Er hoffe, dass der Kompromiss zur Befriedung des gesellschaftlichen Konflikts um die Kohleverstromung beitrage. Umweltschützer monierten das späte Enddatum, lobten aber den Einstieg in den Ausstieg. 2032 soll überprüft werden, ob das Ausstiegsdatum angesichts der Lage und im Einvernehmen mit den Betreibern auf 2035 vorgezogen werden kann.

Braunkohle gilt als klimaschädlichster Energieträger, aber Zehntausende Arbeitsplätze hängen daran im Rheinland und in Ostdeutschland. Nach dem für Ende 2022 geplanten Atomausstieg wird Deutschland dann ab spätestens 2038 als eines der ersten Industrieländer der Welt neben Erdgas fast komplett auf erneuerbare Energien setzen. In der Kommission rangen Klimaschützer, Gewerkschafter, Wirtschaftsvertreter und Wissenschaftler um Lösungen - am Ende stimmten 27 der 28 Mitglieder dafür. Nach dpa-Informationen stimmte nur die CDU-Politikerin Hannelore Wodtke mit Nein, die sich für den Erhalt der Dörfer am Rand der Tagebaue eingesetzt hatte.

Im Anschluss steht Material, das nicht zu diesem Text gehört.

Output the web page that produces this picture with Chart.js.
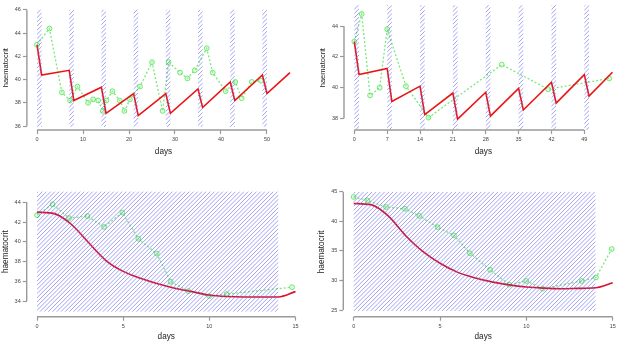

»Der heute ausgehandelte Kohlekonsens zeigt eindrucksvoll, dass sich gesellschaftliche Großkonflikte in Deutschland immer noch gemeinschaftlich lösen lassen. Er ist damit eine Sternstunde für unser politisches System«, meinte der Direktor des auf Energiefachfragen spezialisierten Instituts Agora Energiewende, Patrick Graichen. SPD-Chefin Andrea Nahles, die vor einer »Blutgrätsche gegen die Braunkohle« gewarnt hatte, meinte: »Das ist das Fundament für einen erfolgreichen Weg zum Kohleausstieg.«

Baerbock: Ein erster Schritt gelungen

Grünen-Chefin Annalena Baerbock lobte, dass zumindest ein erster Schritt gelungen sei. »Gerade der Einstieg in den Ausstieg und der Erhalt des Hambacher Waldes sind Verhandlungserfolge der Umweltvertreter in der Kommission«, sagte sie mit Blick auf das von Umweltschützern vehement gegen eine Rodung verteidigte Waldgebiet im rheinischen RWE-Braunkohlerevier. Im Abschlussbericht steht, die Kommission halte das für »wünschenswert«.

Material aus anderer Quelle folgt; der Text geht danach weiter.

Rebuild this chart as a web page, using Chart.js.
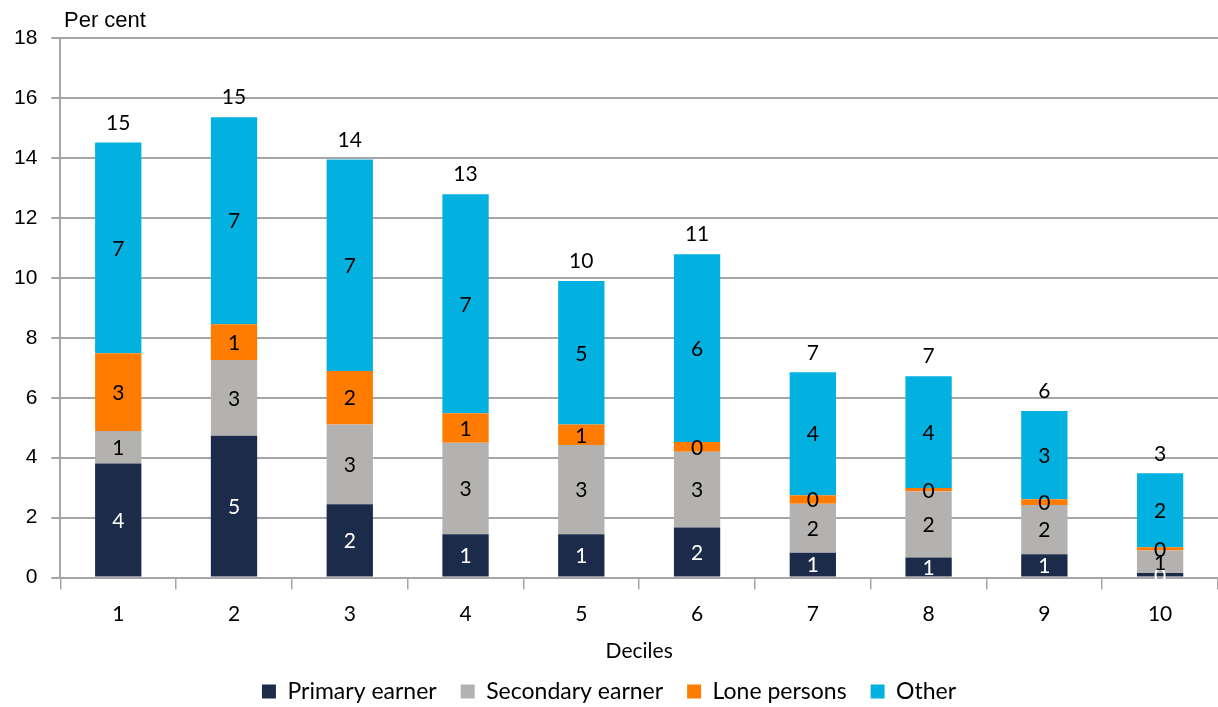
<!DOCTYPE html>
<html>
<head>
<meta charset="utf-8">
<script src="https://cdn.jsdelivr.net/npm/chart.js@4"></script>
<style>
  body { margin: 0; background: #fff; }
  #wrap { width: 1218px; height: 707px; position: relative; }
</style>
</head>
<body>
<div id="wrap"><canvas id="decileChart"></canvas></div>
<script>
// Data
const deciles = ["1", "2", "3", "4", "5", "6", "7", "8", "9", "10"];
const primaryEarner = [3.81, 4.73, 2.45, 1.45, 1.45, 1.67, 0.83, 0.67, 0.78, 0.15];
const secondaryEarner = [1.08, 2.53, 2.66, 3.05, 2.97, 2.53, 1.63, 2.20, 1.64, 0.75];
const lonePersons = [2.59, 1.19, 1.78, 0.98, 0.69, 0.32, 0.29, 0.12, 0.19, 0.11];
const other = [7.03, 6.91, 7.06, 7.31, 4.78, 6.27, 4.10, 3.73, 2.95, 2.47];
const yTicks = [0, 2, 4, 6, 8, 10, 12, 14, 16, 18];

const calibriLike = "Lato, 'Open Sans', sans-serif";
const arialLike = "'Liberation Sans', Arial, sans-serif";
const gridGrey = "#a6a6a6";

// Segment values and totals drawn as text
const barLabels = {
  id: "barLabels",
  afterDatasetsDraw(chart) {
    const ctx = chart.ctx;
    ctx.save();
    ctx.font = "21px " + calibriLike;
    ctx.textAlign = "center";
    ctx.textBaseline = "middle";
    chart.data.datasets.forEach((ds, di) => {
      const meta = chart.getDatasetMeta(di);
      meta.data.forEach((el, i) => {
        ctx.fillStyle = di === 0 ? "#ffffff" : "#000000";
        ctx.fillText(Math.round(ds.data[i]), el.x, (el.y + el.base) / 2 + 1);
      });
    });
    const last = chart.getDatasetMeta(chart.data.datasets.length - 1);
    ctx.fillStyle = "#000000";
    ctx.textBaseline = "bottom";
    last.data.forEach((el, i) => {
      let total = 0;
      chart.data.datasets.forEach(ds => { total += ds.data[i]; });
      ctx.fillText(Math.round(total), el.x, el.y - 9);
    });
    // y axis caption
    ctx.font = "22px " + arialLike;
    ctx.textAlign = "left";
    ctx.textBaseline = "middle";
    ctx.fillText("Per cent", 64, 21);
    ctx.restore();
  }
};

new Chart(document.getElementById("decileChart"), {
  type: "bar",
  data: {
    labels: deciles,
    datasets: [
      { label: "Primary earner", data: primaryEarner, backgroundColor: "#1b2b49" },
      { label: "Secondary earner", data: secondaryEarner, backgroundColor: "#b3b2b1" },
      { label: "Lone persons", data: lonePersons, backgroundColor: "#ff7c00" },
      { label: "Other", data: other, backgroundColor: "#03b1e0" }
    ]
  },
  options: {
    responsive: true,
    maintainAspectRatio: false,
    animation: false,
    layout: { padding: { top: 38, right: 0, left: 0, bottom: -6 } },
    datasets: {
      bar: { categoryPercentage: 1, barPercentage: 0.4, borderWidth: 0 }
    },
    plugins: {
      legend: {
        position: "bottom",
        labels: {
          boxWidth: 14,
          boxHeight: 14,
          padding: 24,
          color: "#000",
          font: { family: calibriLike, size: 23 }
        }
      },
      tooltip: { enabled: false }
    },
    scales: {
      x: {
        stacked: true,
        offset: true,
        grid: {
          offset: true,
          drawOnChartArea: false,
          color: gridGrey,
          lineWidth: 1.5,
          tickLength: 12
        },
        border: { color: gridGrey, width: 2 },
        ticks: { color: "#000", font: { family: calibriLike, size: 21 }, padding: 12 },
        title: {
          display: true,
          text: "Deciles",
          color: "#000",
          font: { family: calibriLike, size: 21 },
          padding: { top: 0, bottom: -8 }
        }
      },
      y: {
        stacked: true,
        min: 0,
        max: 18,
        afterBuildTicks(axis) {
          axis.ticks = yTicks.map(v => ({ value: v }));
        },
        grid: { color: gridGrey, lineWidth: 2, tickLength: 9 },
        border: { color: gridGrey, width: 2 },
        ticks: { color: "#000", font: { family: arialLike, size: 21 }, padding: 14 }
      }
    }
  },
  plugins: [barLabels]
});
</script>
</body>
</html>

Auch der energie- und klimapolitische Sprecher der Linksfraktion im Bundestag, Lorenz Gösta Beutin, begrüßte, dass es nun ein Gesetz für einen konkreten Kohlenausstieg geben soll, äußerte aber deutliche Kritik. Die erzielte Einigung bezeichnete er allerdings als »zu spät, zu langsam, zu industriefreundlich«. Die Kommission empfehle »einen teuren Bummel-Kohleausstieg auf Kosten der Steuerzahler und öffentlichen Haushalte, während sich die Energiewirtschaft ihre alten Kohlekraftwerke durch Abwrackprämien selbst für Uraltmeiler vergolden lässt«, kritisierte Beutin. Auch das verabredete Ausstiegsdatum sei mit 2038 für den Klimaschutz viel zu spät. Um das Pariser Klimaabkommen zu erfüllen, müssten die letzten Meiler spätestens zwischen 2030 und 2035 abgeschaltet werden, so Beutin.

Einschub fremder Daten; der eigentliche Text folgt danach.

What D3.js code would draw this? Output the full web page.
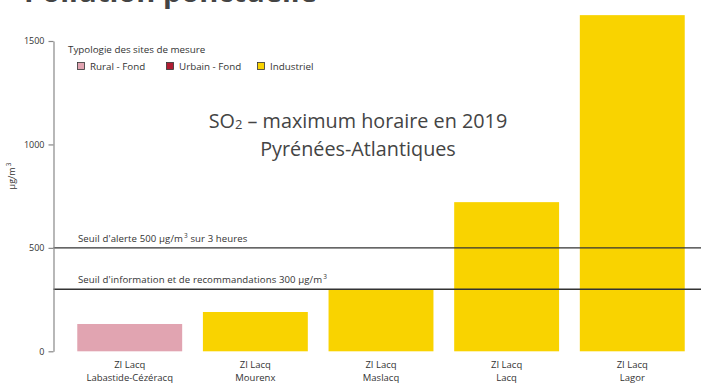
<!DOCTYPE html>
<html>
<head>
<meta charset="utf-8">
<script src="https://cdn.jsdelivr.net/npm/d3@7"></script>
<style>
  html, body { margin: 0; padding: 0; background: #fff; }
  svg { display: block; font-family: "Open Sans", "Noto Sans", sans-serif; }
</style>
</head>
<body>
<svg id="chart" width="701" height="385"></svg>
<script>
// Stations (two-line labels) and their hourly SO2 maxima in 2019, µg/m³
const stationLine1 = ["ZI Lacq", "ZI Lacq", "ZI Lacq", "ZI Lacq", "ZI Lacq"];
const stationLine2 = ["Labastide-Cézéracq", "Mourenx", "Maslacq", "Lacq", "Lagor"];
const stationType = ["Rural - Fond", "Industriel", "Industriel", "Industriel", "Industriel"];
const so2Max = [132, 190, 297, 721, 1625];

// Site typology legend
const typeNames = ["Rural - Fond", "Urbain - Fond", "Industriel"];
const typeColors = ["#e1a4b1", "#b01c32", "#f9d300"];

// Regulatory thresholds
const thresholdValues = [500, 300];
const thresholdLabels = [
  ["Seuil d'alerte 500 µg/m", "3", " sur 3 heures"],
  ["Seuil d'information et de recommandations 300 µg/m", "3", ""]
];

const yTicks = [0, 500, 1000, 1500];

const svg = d3.select("#chart");
const W = 701, H = 385;
const axisX = 53.5;

const y = d3.scaleLinear().domain([0, 1500]).range([351.3, 41]);
const x = d3.scaleBand()
  .domain(stationLine2)
  .range([66.9, 695.1])
  .paddingInner(0.165)
  .paddingOuter(0.0825);
const color = d3.scaleOrdinal().domain(typeNames).range(typeColors);

// Page heading (partly above the visible area)
svg.append("text")
  .attr("x", 24).attr("y", 2)
  .attr("font-size", 29).attr("font-weight", 700)
  .attr("fill", "#444")
  .text("Pollution ponctuelle");

// Bars
svg.append("g").selectAll("rect")
  .data(so2Max)
  .join("rect")
  .attr("x", (d, i) => x(stationLine2[i]))
  .attr("width", x.bandwidth())
  .attr("y", d => y(d))
  .attr("height", d => y(0) - y(d))
  .attr("fill", (d, i) => color(stationType[i]));

// Threshold lines with labels
thresholdValues.forEach((v, i) => {
  svg.append("line")
    .attr("x1", axisX).attr("x2", W)
    .attr("y1", y(v)).attr("y2", y(v))
    .attr("stroke", "#333").attr("stroke-width", 1.3);
  const t = svg.append("text")
    .attr("x", 78).attr("y", y(v) - 6)
    .attr("font-size", 9.6).attr("fill", "#333")
    .attr("letter-spacing", 0.1);
  const parts = thresholdLabels[i];
  t.append("tspan").text(parts[0]);
  t.append("tspan").attr("dx", 1).attr("dy", -4).attr("font-size", 6.5).text(parts[1]);
  t.append("tspan").attr("dy", 4).text(parts[2]);
});

// Y axis
const yAxis = d3.axisLeft(y).tickValues(yTicks).tickFormat(d3.format("d"))
  .tickSize(5).tickPadding(4).tickSizeOuter(0);
const gy = svg.append("g").attr("transform", `translate(${axisX},0)`).call(yAxis);
gy.select(".domain").attr("stroke", "#888").attr("stroke-width", 1.2);
gy.selectAll(".tick line").attr("stroke", "#888").attr("stroke-width", 1.2);
gy.selectAll(".tick text").attr("font-size", 9).attr("fill", "#333")
  .attr("font-family", "Open Sans, sans-serif");

// Y axis unit
const yl = svg.append("text")
  .attr("transform", `translate(15,176) rotate(-90)`)
  .attr("text-anchor", "middle")
  .attr("font-size", 9).attr("fill", "#333");
yl.append("tspan").text("µg/m");
yl.append("tspan").attr("dx", 1).attr("dy", -4).attr("font-size", 6.5).text("3");

// Category labels
const gx = svg.append("g");
stationLine2.forEach((s, i) => {
  const cx = x(s) + x.bandwidth() / 2;
  gx.append("text").attr("x", cx).attr("y", 368)
    .attr("text-anchor", "middle").attr("font-size", 9.5).attr("fill", "#333")
    .text(stationLine1[i]);
  gx.append("text").attr("x", cx).attr("y", 381)
    .attr("text-anchor", "middle").attr("font-size", 9.5).attr("fill", "#333")
    .text(s);
});

// Legend
svg.append("text").attr("x", 68).attr("y", 53)
  .attr("font-size", 9.8).attr("fill", "#333")
  .text("Typologie des sites de mesure");
const legendX = [77, 166, 257];
const lg = svg.append("g").selectAll("g").data(typeNames).join("g")
  .attr("transform", (d, i) => `translate(${legendX[i]},62)`);
lg.append("rect").attr("x", 0.5).attr("y", 0.5).attr("width", 7).attr("height", 7)
  .attr("fill", d => color(d)).attr("stroke", "#333").attr("stroke-width", 0.8);
lg.append("text").attr("x", 13).attr("y", 7.8)
  .attr("font-size", 9.8).attr("fill", "#333").text(d => d);

// Chart heading
const title = svg.append("text").attr("x", 358).attr("y", 128)
  .attr("text-anchor", "middle").attr("font-size", 19.8).attr("fill", "#444");
title.append("tspan").text("SO");
title.append("tspan").attr("font-size", 13).attr("dy", 1).text("2");
title.append("tspan").attr("dy", -1).text(" – maximum horaire en 2019");
svg.append("text").attr("x", 358).attr("y", 156)
  .attr("text-anchor", "middle").attr("font-size", 19.8).attr("fill", "#444")
  .text("Pyrénées-Atlantiques");
</script>
</body>
</html>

Auf deutliche Distanz zu den Kommissionsempfehlungen ging LINKEN-Parteichefin Katja Kipping. »Mutiger Klimaschutz sieht anders aus. Die Vorschläge der Kohlekommission tragen deutlich die Handschrift der Kohle-Lobby«, kritisierte sie in Berlin.

Umweltverbände fordern konkretere Zwischenziele

Auch die Umweltverbände hatten sich ein früheres Enddatum für die klimaschädliche Stromgewinnung aus Braun- und Steinkohle gewünscht, außerdem konkretere Zwischenziele. »Erst im Jahr 2038 aus der Kohle auszusteigen, ist für Greenpeace inakzeptabel«, sagte Geschäftsführer Martin Kaiser. Dies habe der Verband in einem Sondervotum klar gemacht. Immerhin: »Nach Jahren im klimapolitischen Wachkoma bewegt sich Deutschland zumindest wieder.« Immerhin habe nun der Kohlezug den Bahnhof verlassen »und ist nicht mehr aufzuhalten«.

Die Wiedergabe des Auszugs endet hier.